В «Ностальгии» было уютно. Само название — «snackbar» — отсылало, вероятно, к тем мечтам, которым некогда предавались нынешние владельцы заведения, просматривая старые американские фильмы по югославскому телевидению. Кстати, американская версия бара «Ностальгия» в Америке никого бы не удивила: без труда можно представить модное местечко, украшенное светильниками 50‑х годов, музыкальными автоматами и портретами Джеймса Дина. Таков американский опыт обращения с прошлым: надо превратить историю в набор забавных и понятных сувениров, очищенных от политики. Но более провокационно обращение к эмблемам разделенного прошлого, в особенности несшего в себе сегрегацию. Бар «Ностальгия» играет как раз с общим югославским прошлым, до сих пор остающимся культурным табу во многих частях бывшей Югославии. Националистические реставраторы традиции считают недопустимой именно эту несерьезность, применяемую к символической политике, смешение политического с обыденным.
Дубравка Угрешич, уроженка Загреба, объявляющая себя «человеком без национальности», пишет, что граждане бывшей Югославии, особенно проживающие ныне в Хорватии и Сербии, страдают от «конфискации памяти». Она имеет в виду своеобразную память о повседневности, общий свод эмоциональных вех, не поддающихся систематизации. В него входят и официальные символы, и множественные частицы и осколки прошлого: «стихотворные строки, образы, сцены, запахи, мелодии, слова». Эти мемориальные маркеры невозможно упорядочить: память такого рода состоит из разрозненных фрагментов, включая ужасные сцены войны. Псевдогреческое слово «ностальгия», имеющееся во всех новых языках страны — хорватском, сербском, боснийском, словенском, — сплавлено воедино со словом «Югославия», которое Милошевич конфисковал из общей памяти.
Исполненный чувства страха обычный гражданин бывшей Югославии, пытаясь объяснить простые вещи, немедленно увязает в паутине унизительных оговорок. «Да, Югославия, но бывшая Югославия, а не Югославия Милошевича…» «Да, ностальгия, возможно, это называется именно так, но это ностальгия не по Милошевичу, а по бывшей Югославии.» «По бывшей коммунистической Югославии?!» «Нет, не по государству и не по коммунизму…» «Тогда по чему именно?» «Видите ли, это нелегко объяснить…» «Может быть, вы говорите о ностальгии по какому-нибудь певцу — скажем, по Джордже Балашевичу?» «Да, и по певцу…» «Но ведь ваш Балашевич — серб, не так ли!?»[171]

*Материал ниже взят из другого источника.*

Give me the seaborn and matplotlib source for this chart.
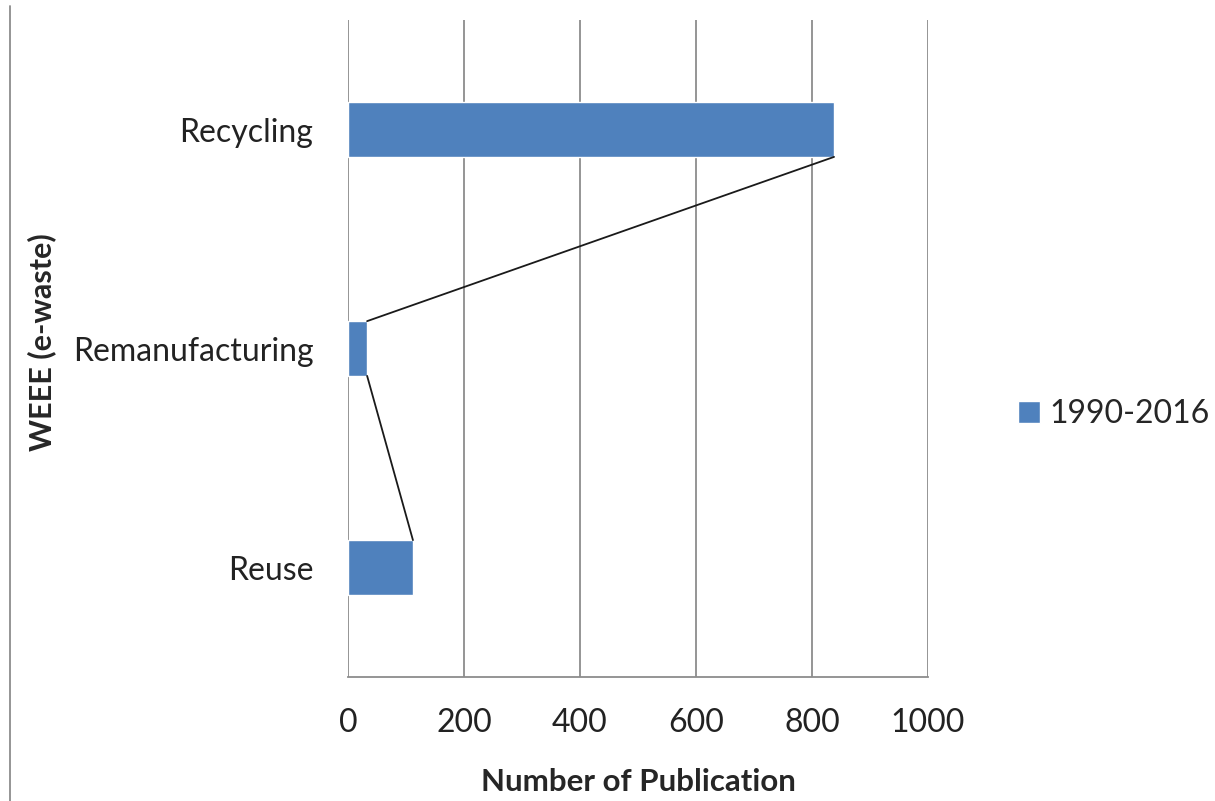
import matplotlib
matplotlib.use("Agg")
import matplotlib.pyplot as plt
import seaborn as sns
import pandas as pd
from matplotlib.lines import Line2D

# data
categories = ["Recycling", "Remanufacturing", "Reuse"]
publications = [838, 33, 112]
series_name = "1990-2016"
x_ticks = [0, 200, 400, 600, 800, 1000]

df = pd.DataFrame({"Category": categories, "Publications": publications})

sns.set_style("white")
plt.rcParams["font.family"] = ["Lato", "DejaVu Sans"]

fig = plt.figure(figsize=(12.15, 8.01), dpi=100)
ax = fig.add_axes([0.2864, 0.1548, 0.4774, 0.8202])

bar_w = 0.25
bar_color = "#4F81BD"
sns.barplot(data=df, x="Publications", y="Category", orient="h",
            color=bar_color, width=bar_w, saturation=1, ax=ax,
            label=series_name)

# Excel style series lines joining the bar ends
for i in range(len(categories) - 1):
    ax.plot([publications[i], publications[i + 1]],
            [i + bar_w / 2, i + 1 - bar_w / 2],
            color="#1a1a1a", lw=1.3, zorder=3)

ax.set_xlim(0, 1000)
ax.set_ylim(len(categories) - 0.5, -0.5)
ax.set_xticks(x_ticks)
ax.xaxis.grid(True, color="#8c8c8c", lw=1.3)
ax.set_axisbelow(True)
for s in ["top", "right", "left"]:
    ax.spines[s].set_visible(False)
ax.spines["bottom"].set_color("#8c8c8c")
ax.spines["bottom"].set_linewidth(1.3)
ax.tick_params(axis="x", direction="out", length=12, width=1.3,
               color="#8c8c8c", labelsize=23, labelcolor="#222222", pad=10)
ax.tick_params(axis="y", length=0, labelsize=23, labelcolor="#222222", pad=25)

ax.set_xlabel("Number of Publication", fontsize=22.5, fontweight="bold",
              labelpad=22)
ax.set_ylabel("WEEE (e-waste)", fontsize=22, fontweight="bold")
ax.yaxis.set_label_coords(-0.503, 0.51)

ax.legend(loc="center left", bbox_to_anchor=(1.105, 0.40), frameon=False,
          fontsize=23, handlelength=0.7, handleheight=0.7,
          handletextpad=0.3)

# thin border line at the left edge of the image
fig.add_artist(Line2D([0.0082, 0.0082], [0.0, 0.993], color="#8c8c8c",
                      lw=1.3, transform=fig.transFigure))

fig.savefig("out.png", dpi=100)
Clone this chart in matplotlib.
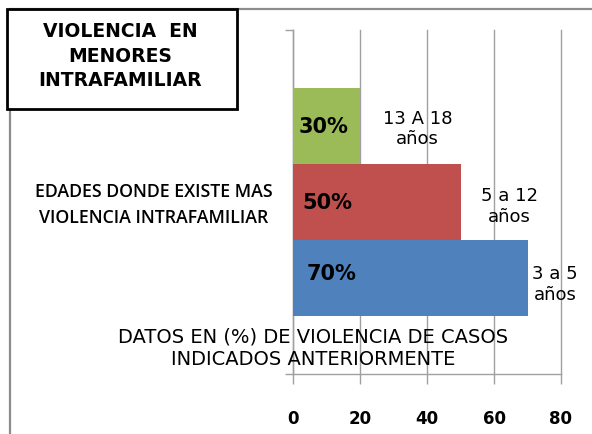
import matplotlib
matplotlib.use("Agg")
import matplotlib.pyplot as plt
from matplotlib.patches import Rectangle

# data (bottom to top)
grupos = ["3 a 5\naños", "5 a 12\naños", "13 A 18\naños"]
valores = [70, 50, 20]
etiquetas = ["70%", "50%", "30%"]
colores = ["#4F81BD", "#C0504D", "#9BBB59"]
xticks = [0, 20, 40, 60, 80]

W, H = 592, 435
fig = plt.figure(figsize=(W / 100, H / 100), dpi=100)


def fx(px):
    return px / W


def fy(py):
    return 1 - py / H


# chart area frame (partly visible)
fig.add_artist(Rectangle((fx(10), fy(440)), fx(600), 430 / H, transform=fig.transFigure,
                         fill=False, edgecolor="#8C8C8C", linewidth=1.6, zorder=0))

ax = fig.add_axes([fx(293), fy(375), fx(561) - fx(293), (375 - 31) / H])

h = 0.22
ys = [0.5 + (i - 1) * h for i in range(len(valores))]
ax.barh(ys, valores, height=h, color=colores, zorder=2)

ax.set_xlim(0, 80)
ax.set_ylim(0, 1)
ax.set_xticks(xticks)
ax.set_xticklabels([str(t) for t in xticks], fontsize=12, fontweight="bold")
ax.set_yticks([0, 1])
ax.set_yticklabels([])
ax.tick_params(axis="x", length=7, width=1, color="#A0A0A0", pad=18)
ax.tick_params(axis="y", length=6, width=1, color="#A0A0A0")
ax.grid(axis="x", color="#A0A0A0", linewidth=1, zorder=1)
for gl in ax.get_xgridlines():
    gl.set_clip_on(False)
ax.set_axisbelow(True)
for s in ["top", "right"]:
    ax.spines[s].set_visible(False)
for s in ["left", "bottom"]:
    ax.spines[s].set_color("#A0A0A0")
    ax.spines[s].set_linewidth(1)
    ax.spines[s].set_zorder(1)

# value labels inside bars
val_x = [11.6, 10.4, 9.0]
val_y = [0.294, 0.5, 0.721]
for x, y, t in zip(val_x, val_y, etiquetas):
    ax.text(x, y, t, ha="center", va="center", fontsize=15, fontweight="bold", zorder=3)

# category labels
cat_x = [78.3, 64.6, 37.1]
cat_y = [0.262, 0.49, 0.715]
for x, y, t in zip(cat_x, cat_y, grupos):
    ax.text(x, y, t, ha="center", va="center", fontsize=13, zorder=3, clip_on=False)

# title box
fig.add_artist(Rectangle((fx(7), fy(110)), fx(230), 100 / H, transform=fig.transFigure,
                         facecolor="white", edgecolor="black", linewidth=2, zorder=5))
fig.text(fx(120), fy(56), "VIOLENCIA  EN\nMENORES\nINTRAFAMILIAR", ha="center", va="center",
         fontsize=13.5, fontweight="bold", linespacing=1.35, zorder=6)

fig.text(fx(154), fy(205), "EDADES DONDE EXISTE MAS\nVIOLENCIA INTRAFAMILIAR", ha="center",
         va="center", fontsize=12.8, family="Open Sans", fontweight="semibold", linespacing=1.6)

fig.text(fx(313), fy(348), "DATOS EN (%) DE VIOLENCIA DE CASOS\nINDICADOS ANTERIORMENTE",
         ha="center", va="center", fontsize=14, linespacing=1.25, zorder=6)

fig.savefig("out.png", dpi=100)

Лучше всего помнится то, что окрашено эмоцией. Более того, в эмоциональной топографии памяти персональные и исторические события тяготеют к слиянию друг с другом. По-видимому, единственным средством обсуждения коллективной памяти остается вымышленный диалог между рассеявшимися по миру согражданами, экспатриантами и изгнанниками. Пытаясь артикулировать эмоциональную топографию памяти, невольно становишься косноязычным; именно отсюда рождаются симптоматичные оговорки и культурные «непереводимости». Перекрученный синтаксис — часть ускользающей коллективной памяти.
Представление об общих социальных основах памяти коренится в понимании индивидуального человеческого сознания, которое пребывает в постоянном диалоге с другими людьми и культурными дискурсами. Эту идею развивали Лев Выготский и Михаил Бахтин, которые, рассуждая о человеческой психике, критиковали так называемый «солипсизм Фрейда»[172]. Выготский полагал, что людьми нас делает не «естественная память», замкнутая в индивидуальном восприятии, а воспоминания о культурных символах, которые позволяют генерировать смыслы без внешней стимуляции. Воспоминание нельзя обособлять от мышления. Я помню, следовательно, я существую; или же — я думаю, что помню, следовательно, я думаю.
Психическое пространство не стоит уподоблять одиночной камере. Британский психолог Дональд Винникотт предложил концепт «потенциального пространства», обозначающего место локализации культурного опыта и формируемого в раннем детстве. Первоначально это пространство игры ребенка с матерью. Культурный опыт нарабатывается именно здесь: он начинается с творческой жизни, впервые проявляющейся в игре[173]. Культура располагает потенциалом превращения из подавляющей и гомогенизирующей силы в пространство индивидуальной инициативы и творчества. Культура отнюдь не чужеродна человеческой природе; напротив, она ее часть. В конце концов, культура формирует контекст, в котором отношения развиваются не в непрерывности, а в неразрывности[174]. Вероятно, в эпоху исторических катаклизмов и эмиграций теряются не прошлое и родина как таковые, но, скорее, та самая культурная интимность, которая разделяется с друзьями и соотечественниками и базируется не на нации или религии, а на избирательной близости.